At the start of the third day’s session of the OAS’ Indigenous Caucus, a special guest was introduced – it was none other than the world famous Chief Oren Lyons of the Six Nations Confederacy of North America.

Chief Lyons gave an inspirational five-minute address giving some background info on the three generations of Indigenous activism that he has been a principal leader of.

Chief Lyons was made internationally famous in a 1985 National Geographic article featuring the Six Nations Confederacy – where he proudly displayed his Six Nations Passport, a professionally made passport that they created entirely of themselves – and which has been accepted by over 25 countries worldwide (much to the chagrin of the United States and Canadian governments).

It is a great inspiration to genuine Indigenous freedom fighters worldwide to see just how far the Six Nations have asserted their ‘inherent and undeniable right to self-determination‘ – to use existing terminology in the United Nations Declaration on the rights of Indigenous peoples.

35 year old Damon Corrie of Barbados who is himself of Guyanese Arawak descent remembered the National Geographic article from 1985 and commented:
I was a boy of 12 when I first read that article and I still have the copy, I was inspired by the Six Nations example to revive the Pan-Tribal Confederacy that my great-grandfather started over 150 years ago in Guyana with the Arawak, Akawaio and Makushi tribes, now under my leadership it has grown into the worlds only multi-racial pan-tribal confederacy with member tribal Nations in the Americas, Africa, Europe, Asia and the Pacific; and all headquartered in the little Caribbean island of Barbados. We can’t afford to produce our own passports yet, but we did produce our own ID cards, and these are being improved and re-issued with security features in the USA with the collaboration of our closest allies.”

Mr Corrie also took the opportunity to voluntarily relinquish his position as Caribbean Co-Chair for the Indigenous Caucus at the 11th session of the OAS on the draft American Declaration on the rights of Indigenous Peoples – in favor of his Caribbean compatriot, the respected Taino Elder Naniki Reyes Ocasio of Puerto Rico who had first nominated Damon to the post.

Both Corrie and Ocasio are members of the United Confederation of Taino Peoples a very important regional organisation with representation stretching from Belize in the West to Guyana in the South and all the Spanish speaking (and several English) Islands in-between.

As Mr.
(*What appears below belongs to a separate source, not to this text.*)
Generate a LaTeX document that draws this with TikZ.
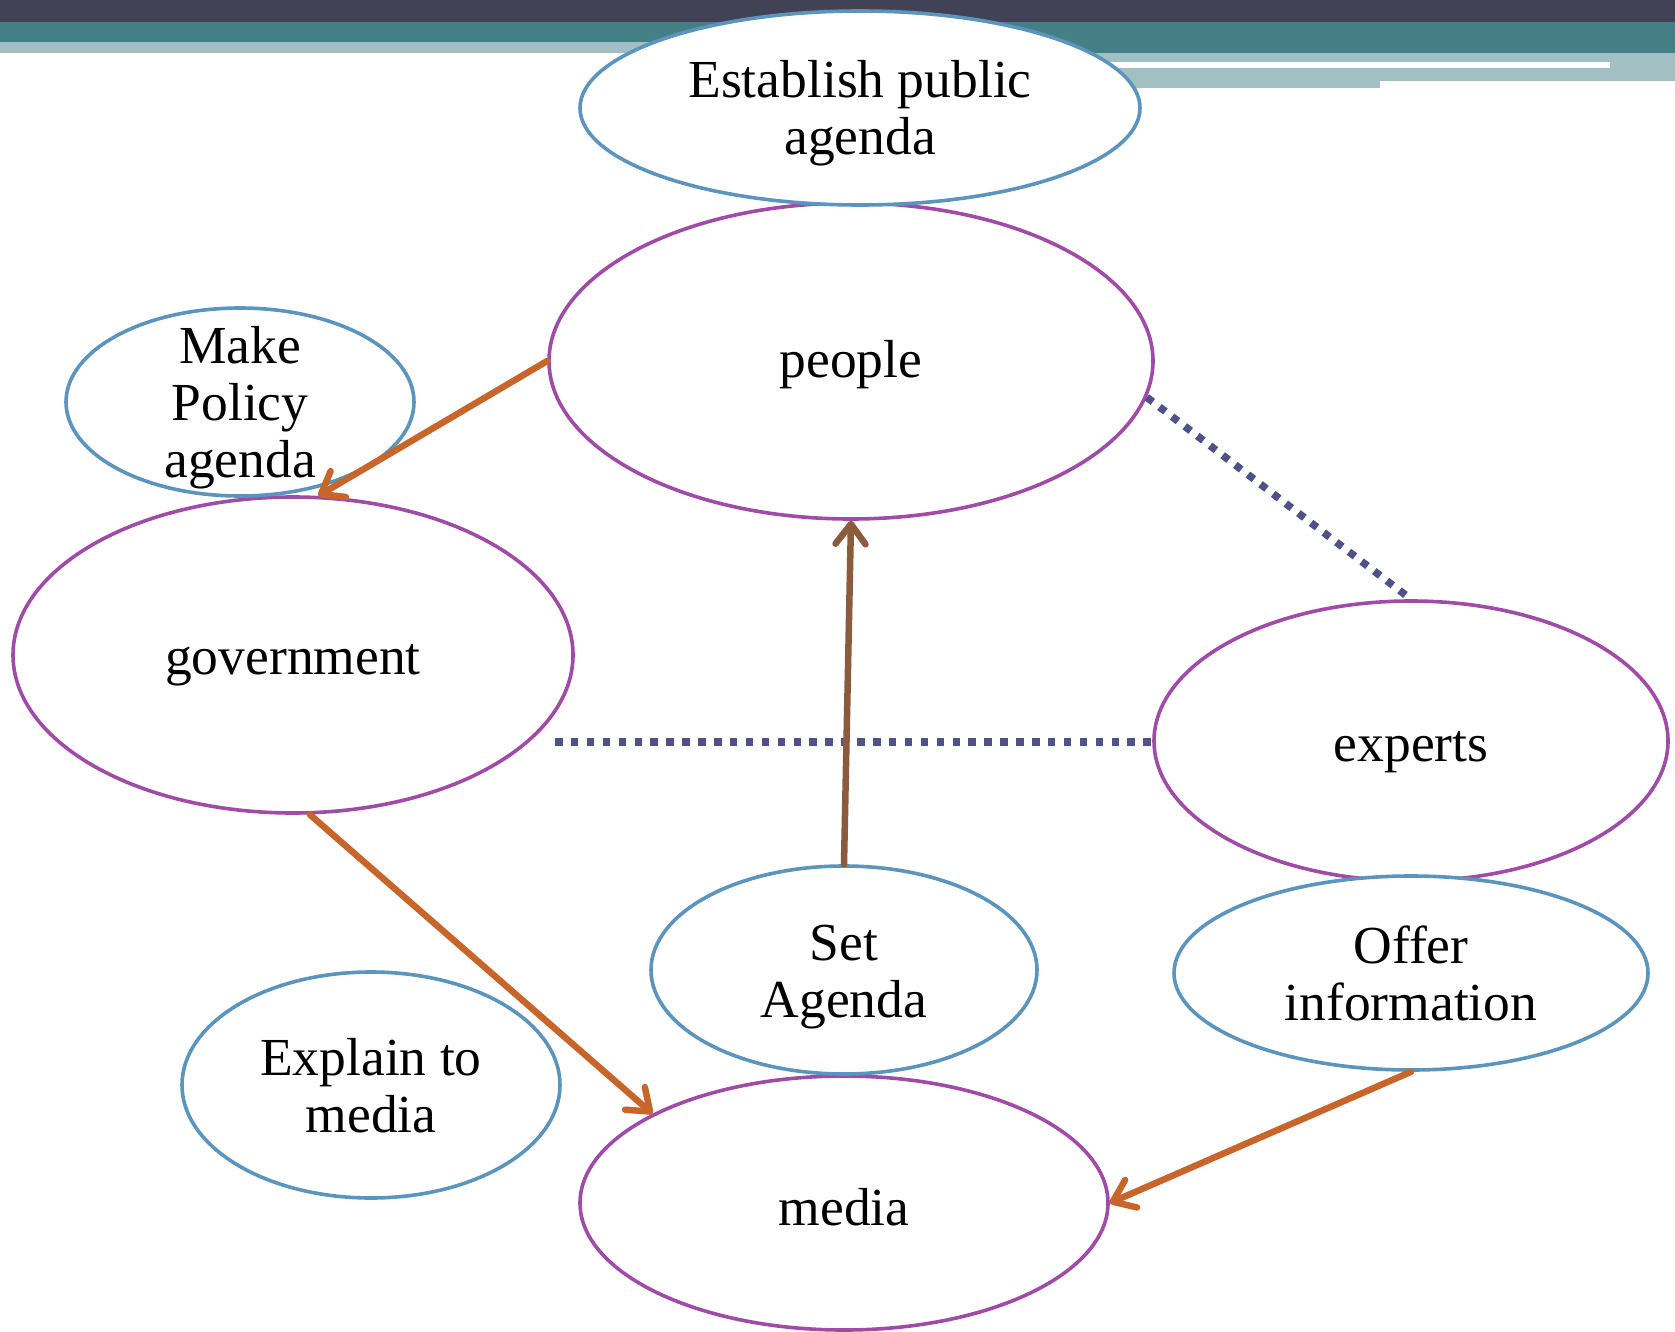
\documentclass[tikz,border=0pt]{standalone}
\usepackage{fontspec}
\setmainfont{Liberation Serif}
\usetikzlibrary{shapes.geometric,arrows.meta}
\definecolor{bardark}{RGB}{66,66,87}
\definecolor{barteal}{RGB}{68,127,133}
\definecolor{barlight}{RGB}{162,191,195}
\definecolor{eblue}{RGB}{91,148,188}
\definecolor{epurple}{RGB}{160,75,168}
\definecolor{aorange}{RGB}{200,101,43}
\definecolor{abrown}{RGB}{138,91,61}
\definecolor{adot}{RGB}{79,82,137}
\tikzset{
  ell/.style 2 args={ellipse, fill=white, line width=3.6pt, inner sep=0pt,
    label={[font=\fontsize{53.5}{57}\selectfont, align=center, yshift=#2]center:#1}},
  bell/.style 2 args={ell={#1}{#2}, draw=eblue},
  pell/.style 2 args={ell={#1}{#2}, draw=epurple},
  oarrow/.style={draw=aorange, line width=6.5pt, line cap=round,
    -{Straight Barb[length=20pt,width=30pt,round]}},
  barrow/.style={draw=abrown, line width=6.5pt, line cap=round,
    -{Straight Barb[length=20pt,width=30pt,round]}},
  dotline/.style={draw=adot, line width=7.5pt, dash pattern=on 7.5pt off 8.4pt}
}
\begin{document}
\begin{tikzpicture}[x=1pt,y=-1pt]
\useasboundingbox (0,0) rectangle (1675,1332);
% top bars
\fill[bardark] (0,0) rectangle (1675,21.7);
\fill[barteal] (0,21.7) rectangle (1675,53);
\fill[barlight] (0,41.7) rectangle (860,53);
\fill[barlight] (1000,53) rectangle (1675,81);
\fill[barlight] (1000,80) rectangle (1380,88);
\fill[white] (1000,62.3) rectangle (1610,68);
% ellipses
\node[pell={people}{-4pt}, minimum width=604pt, minimum height=316pt] (people) at (851,361) {};
\node[bell={Establish public\\agenda}{-5pt}, minimum width=560pt, minimum height=194pt] (establish) at (860,108) {};
\node[pell={government}{-10pt}, minimum width=560pt, minimum height=316pt] (government) at (293,655) {};
\node[bell={Make\\Policy\\agenda}{-6pt}, minimum width=348pt, minimum height=188pt] (policy) at (240,402) {};
\node[pell={experts}{-11pt}, minimum width=514pt, minimum height=280pt] (experts) at (1411,741) {};
\node[bell={Offer\\information}{0pt}, minimum width=474pt, minimum height=194pt] (offer) at (1411,973) {};
\node[pell={media}{-4pt}, minimum width=528pt, minimum height=254pt] (media) at (844,1203) {};
\node[bell={Set\\Agenda}{-7pt}, minimum width=386pt, minimum height=208pt] (setagenda) at (844,970) {};
\node[bell={Explain to\\media}{-1pt}, minimum width=378pt, minimum height=226pt] (explain) at (371,1085) {};
% connectors
\coordinate (gdot) at (555,742);
\draw[dotline] (gdot) -- (gdot -| experts.west);
\draw[dotline] (people.-7.7) -- (experts.north);
\draw[barrow] (setagenda.north) -- (people.south);
\draw[oarrow] (people.180) -- (government.81.5);
\draw[oarrow] (government.-84) -- (media.155.5);
\draw[oarrow] (offer.south) -- (media.east);
\end{tikzpicture}
\end{document}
Corrie explained:
I had only intended to temporarily fill the seat – which is normally given to our honorable elder brother the Carib Chief of Dominica, until he had arrived; unfortunately he is not here and may not be attending this session. Tomorrow is day 4 and interaction with the State Ambassadors and representatives will begin in earnest, and since Naniki is bilingual and has more years experience at the OAS than I do; I think it best that she take charge in the Carib Chief’s absence. As for myself, it was an honour to have been granted the seat, but I am happy to fill my autodidact in-house journalist role and get the news of the proceedings out to the wider world, and have the flexibility of time to meet privately with various OAS Ambassadors and lobby the cause for greater Caribbean States involvement in this process…I think that is the greatest single contribution I can make to the Caucus collectively.”